What strategies enable efficient deployment and decision-making under constraints of latency, spectrum, and privacy?
In what ways can system architectures incorporate satellite, terrestrial, and indoor networks into a unified management plane?
How can federated learning and data-driven inference contribute to secure, adaptive, and interoperable network behavior?
This subproject seeks to advance system management for next-generation networks, where AI-based control is embedded in the core architecture. The focus shifts from signal-level optimization to cross-domain integration of sensing, communication, and decision-making processes. While prior work has made progress in algorithmic intelligence and RAN modularization, comprehensive frameworks that address orchestration, deployment scalability, and layered security remain underdeveloped.

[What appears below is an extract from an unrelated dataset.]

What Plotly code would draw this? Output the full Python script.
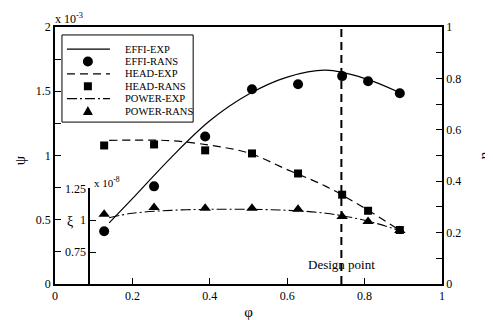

In particular, the project targets indoor GPS-free and outdoor GPS-constrained environments in the FR1 (sub-6GHz) spectrum, with future extensions to FR2 and FR3 bands. These environments demand tight integration of real-time beamforming, network-level context recognition, and security enforcement across devices and domains. Moreover, the inclusion of LEO satellite communication further complicates synchronization, trust management, and edge AI operations.
The proposed platform will be evaluated as a vertically integrated testbed, incorporating key results from other subprojects at the signal, network, and application levels. It aims to validate compliance with 3GPP and O-RAN specifications, while addressing performance bottlenecks in dynamic scheduling, low-latency inference, and cross-layer system resilience.
Project objectives include:
Design a unified system architecture for scalable ISAC platforms that integrates sensing, communication, and AI-based control under security constraints.
Develop deployment strategies across FR1–FR3 spectrum ranges, incorporating satellite-terrestrial handoff, indoor-outdoor interoperability, and application-level service management.
Construct and evaluate a demonstration platform to validate real-time orchestration, data fusion, and compliance with evolving AI-RAN and ISAC standards.